◆ **GIVEN TASK**
Return the line containing "Rebuild this chart", the line containing "plt.rcParams['font.family'] = FONT", and every line between them, exactly as they stand. Output nothing else.
* Start INFORMATION SUPPLIED *
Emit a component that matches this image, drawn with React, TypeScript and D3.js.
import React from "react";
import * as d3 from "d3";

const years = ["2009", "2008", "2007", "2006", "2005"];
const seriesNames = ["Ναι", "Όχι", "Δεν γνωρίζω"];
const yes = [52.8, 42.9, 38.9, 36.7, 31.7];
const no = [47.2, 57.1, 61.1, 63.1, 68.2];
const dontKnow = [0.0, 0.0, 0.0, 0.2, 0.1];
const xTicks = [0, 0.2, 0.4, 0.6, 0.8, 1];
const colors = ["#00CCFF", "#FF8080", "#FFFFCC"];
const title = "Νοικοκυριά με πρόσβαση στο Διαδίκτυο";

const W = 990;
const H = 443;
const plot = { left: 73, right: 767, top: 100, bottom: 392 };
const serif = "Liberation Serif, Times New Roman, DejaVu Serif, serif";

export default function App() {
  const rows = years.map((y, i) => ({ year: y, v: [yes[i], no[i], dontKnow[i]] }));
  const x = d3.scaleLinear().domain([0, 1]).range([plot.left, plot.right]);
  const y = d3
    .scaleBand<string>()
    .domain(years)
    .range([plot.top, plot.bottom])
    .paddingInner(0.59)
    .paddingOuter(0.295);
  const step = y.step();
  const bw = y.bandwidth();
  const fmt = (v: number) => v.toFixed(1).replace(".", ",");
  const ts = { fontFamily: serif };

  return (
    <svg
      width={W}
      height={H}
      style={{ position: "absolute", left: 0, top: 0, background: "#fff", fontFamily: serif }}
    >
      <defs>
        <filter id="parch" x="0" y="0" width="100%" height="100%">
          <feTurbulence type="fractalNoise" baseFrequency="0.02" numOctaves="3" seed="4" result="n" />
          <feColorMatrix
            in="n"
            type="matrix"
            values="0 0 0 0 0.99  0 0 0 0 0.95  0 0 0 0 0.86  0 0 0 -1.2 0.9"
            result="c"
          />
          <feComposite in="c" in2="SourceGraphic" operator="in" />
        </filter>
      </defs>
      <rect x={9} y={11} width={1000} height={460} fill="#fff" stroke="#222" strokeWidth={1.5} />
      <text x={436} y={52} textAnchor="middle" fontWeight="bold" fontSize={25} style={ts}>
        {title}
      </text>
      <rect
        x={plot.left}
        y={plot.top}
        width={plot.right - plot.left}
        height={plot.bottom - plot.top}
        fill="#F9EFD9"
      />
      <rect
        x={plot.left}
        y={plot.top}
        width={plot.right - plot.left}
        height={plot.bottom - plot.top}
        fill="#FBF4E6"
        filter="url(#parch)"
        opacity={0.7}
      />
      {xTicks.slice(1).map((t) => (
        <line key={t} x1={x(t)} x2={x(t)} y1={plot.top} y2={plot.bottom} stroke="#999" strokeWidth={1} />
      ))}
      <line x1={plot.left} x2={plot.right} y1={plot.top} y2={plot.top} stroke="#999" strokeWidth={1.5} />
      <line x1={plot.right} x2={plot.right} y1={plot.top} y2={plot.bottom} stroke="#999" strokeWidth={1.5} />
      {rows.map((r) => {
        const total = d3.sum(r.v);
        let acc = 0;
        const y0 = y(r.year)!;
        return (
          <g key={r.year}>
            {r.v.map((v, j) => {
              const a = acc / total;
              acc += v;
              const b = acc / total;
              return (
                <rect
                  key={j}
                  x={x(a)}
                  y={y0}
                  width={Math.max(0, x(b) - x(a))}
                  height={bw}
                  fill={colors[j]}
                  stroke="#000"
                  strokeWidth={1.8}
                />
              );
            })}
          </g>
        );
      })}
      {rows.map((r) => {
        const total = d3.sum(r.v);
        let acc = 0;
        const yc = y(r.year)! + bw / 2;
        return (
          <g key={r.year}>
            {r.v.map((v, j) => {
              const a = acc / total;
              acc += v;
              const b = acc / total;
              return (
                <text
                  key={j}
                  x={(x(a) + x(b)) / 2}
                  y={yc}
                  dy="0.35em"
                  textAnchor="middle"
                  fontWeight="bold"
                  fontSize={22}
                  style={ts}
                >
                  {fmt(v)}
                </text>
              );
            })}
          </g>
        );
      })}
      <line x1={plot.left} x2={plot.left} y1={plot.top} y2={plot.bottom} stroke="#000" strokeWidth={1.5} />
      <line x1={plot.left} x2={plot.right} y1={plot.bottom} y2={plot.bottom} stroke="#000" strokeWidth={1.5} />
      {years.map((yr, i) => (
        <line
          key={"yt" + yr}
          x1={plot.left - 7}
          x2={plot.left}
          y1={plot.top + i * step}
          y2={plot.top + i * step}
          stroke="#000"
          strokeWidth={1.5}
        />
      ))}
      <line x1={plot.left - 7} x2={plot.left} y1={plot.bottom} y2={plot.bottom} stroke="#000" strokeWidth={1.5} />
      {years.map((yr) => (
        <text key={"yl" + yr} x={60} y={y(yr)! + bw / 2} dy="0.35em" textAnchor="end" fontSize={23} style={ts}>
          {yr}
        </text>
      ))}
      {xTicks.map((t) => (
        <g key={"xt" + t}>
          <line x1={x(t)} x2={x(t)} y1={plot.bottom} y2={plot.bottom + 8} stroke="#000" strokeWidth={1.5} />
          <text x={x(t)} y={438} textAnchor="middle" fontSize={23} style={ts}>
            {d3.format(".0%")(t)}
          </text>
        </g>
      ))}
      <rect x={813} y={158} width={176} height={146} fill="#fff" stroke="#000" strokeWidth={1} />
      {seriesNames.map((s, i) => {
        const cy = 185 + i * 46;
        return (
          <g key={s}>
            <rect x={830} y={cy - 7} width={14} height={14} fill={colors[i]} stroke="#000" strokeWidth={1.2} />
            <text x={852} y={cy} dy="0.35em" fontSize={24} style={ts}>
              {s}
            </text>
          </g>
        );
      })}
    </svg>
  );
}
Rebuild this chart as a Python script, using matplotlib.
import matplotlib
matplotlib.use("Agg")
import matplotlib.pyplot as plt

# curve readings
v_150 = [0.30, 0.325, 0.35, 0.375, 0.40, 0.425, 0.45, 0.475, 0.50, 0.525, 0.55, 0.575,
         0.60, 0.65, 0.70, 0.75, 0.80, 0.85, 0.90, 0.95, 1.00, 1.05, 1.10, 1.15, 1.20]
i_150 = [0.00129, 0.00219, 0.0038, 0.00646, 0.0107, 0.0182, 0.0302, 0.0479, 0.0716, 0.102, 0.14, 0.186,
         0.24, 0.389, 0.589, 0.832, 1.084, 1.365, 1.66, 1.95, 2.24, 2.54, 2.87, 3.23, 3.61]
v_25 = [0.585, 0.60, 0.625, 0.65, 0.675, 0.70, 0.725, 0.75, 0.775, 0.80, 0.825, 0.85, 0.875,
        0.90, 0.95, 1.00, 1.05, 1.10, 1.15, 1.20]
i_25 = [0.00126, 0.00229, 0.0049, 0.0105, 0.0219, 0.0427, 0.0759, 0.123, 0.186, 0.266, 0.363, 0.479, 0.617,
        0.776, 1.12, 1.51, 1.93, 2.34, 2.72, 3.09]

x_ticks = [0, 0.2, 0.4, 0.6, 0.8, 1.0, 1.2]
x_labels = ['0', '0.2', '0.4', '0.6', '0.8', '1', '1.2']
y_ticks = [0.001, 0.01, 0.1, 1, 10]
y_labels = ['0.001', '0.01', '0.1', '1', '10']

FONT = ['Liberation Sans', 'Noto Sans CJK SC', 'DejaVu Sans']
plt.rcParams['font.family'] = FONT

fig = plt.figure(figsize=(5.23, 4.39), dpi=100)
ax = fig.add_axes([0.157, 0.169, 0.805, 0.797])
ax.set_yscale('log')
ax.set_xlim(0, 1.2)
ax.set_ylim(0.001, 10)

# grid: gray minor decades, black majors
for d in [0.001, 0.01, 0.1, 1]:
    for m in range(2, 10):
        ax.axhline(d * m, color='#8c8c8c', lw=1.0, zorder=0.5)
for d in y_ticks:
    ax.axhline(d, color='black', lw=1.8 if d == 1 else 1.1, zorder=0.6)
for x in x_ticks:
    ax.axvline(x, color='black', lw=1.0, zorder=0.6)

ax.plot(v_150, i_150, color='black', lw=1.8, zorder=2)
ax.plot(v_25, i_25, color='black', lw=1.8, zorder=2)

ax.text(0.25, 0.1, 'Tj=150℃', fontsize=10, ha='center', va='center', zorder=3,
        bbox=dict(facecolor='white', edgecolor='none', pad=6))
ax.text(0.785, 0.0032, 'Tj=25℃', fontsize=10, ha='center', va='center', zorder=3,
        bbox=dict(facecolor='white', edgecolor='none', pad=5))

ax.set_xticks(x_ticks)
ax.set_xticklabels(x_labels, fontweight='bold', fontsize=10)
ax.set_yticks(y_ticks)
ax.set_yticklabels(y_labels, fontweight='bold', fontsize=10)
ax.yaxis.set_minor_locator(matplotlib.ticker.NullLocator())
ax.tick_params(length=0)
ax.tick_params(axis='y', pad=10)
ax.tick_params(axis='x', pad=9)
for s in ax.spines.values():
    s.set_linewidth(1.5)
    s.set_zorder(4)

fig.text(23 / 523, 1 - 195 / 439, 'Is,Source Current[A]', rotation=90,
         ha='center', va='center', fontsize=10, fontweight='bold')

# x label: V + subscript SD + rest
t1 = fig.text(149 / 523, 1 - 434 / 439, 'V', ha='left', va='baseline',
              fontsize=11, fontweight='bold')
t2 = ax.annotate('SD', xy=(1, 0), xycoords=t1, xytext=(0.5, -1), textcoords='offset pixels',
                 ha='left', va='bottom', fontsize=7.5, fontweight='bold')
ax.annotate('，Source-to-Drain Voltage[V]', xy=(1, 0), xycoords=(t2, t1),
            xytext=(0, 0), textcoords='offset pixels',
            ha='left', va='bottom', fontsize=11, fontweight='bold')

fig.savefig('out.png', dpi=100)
* End INFORMATION SUPPLIED *
◆ **RESPONSE BELOW**
Rebuild this chart as a Python script, using matplotlib.
import matplotlib
matplotlib.use("Agg")
import matplotlib.pyplot as plt

# curve readings
v_150 = [0.30, 0.325, 0.35, 0.375, 0.40, 0.425, 0.45, 0.475, 0.50, 0.525, 0.55, 0.575,
         0.60, 0.65, 0.70, 0.75, 0.80, 0.85, 0.90, 0.95, 1.00, 1.05, 1.10, 1.15, 1.20]
i_150 = [0.00129, 0.00219, 0.0038, 0.00646, 0.0107, 0.0182, 0.0302, 0.0479, 0.0716, 0.102, 0.14, 0.186,
         0.24, 0.389, 0.589, 0.832, 1.084, 1.365, 1.66, 1.95, 2.24, 2.54, 2.87, 3.23, 3.61]
v_25 = [0.585, 0.60, 0.625, 0.65, 0.675, 0.70, 0.725, 0.75, 0.775, 0.80, 0.825, 0.85, 0.875,
        0.90, 0.95, 1.00, 1.05, 1.10, 1.15, 1.20]
i_25 = [0.00126, 0.00229, 0.0049, 0.0105, 0.0219, 0.0427, 0.0759, 0.123, 0.186, 0.266, 0.363, 0.479, 0.617,
        0.776, 1.12, 1.51, 1.93, 2.34, 2.72, 3.09]

x_ticks = [0, 0.2, 0.4, 0.6, 0.8, 1.0, 1.2]
x_labels = ['0', '0.2', '0.4', '0.6', '0.8', '1', '1.2']
y_ticks = [0.001, 0.01, 0.1, 1, 10]
y_labels = ['0.001', '0.01', '0.1', '1', '10']

FONT = ['Liberation Sans', 'Noto Sans CJK SC', 'DejaVu Sans']
plt.rcParams['font.family'] = FONT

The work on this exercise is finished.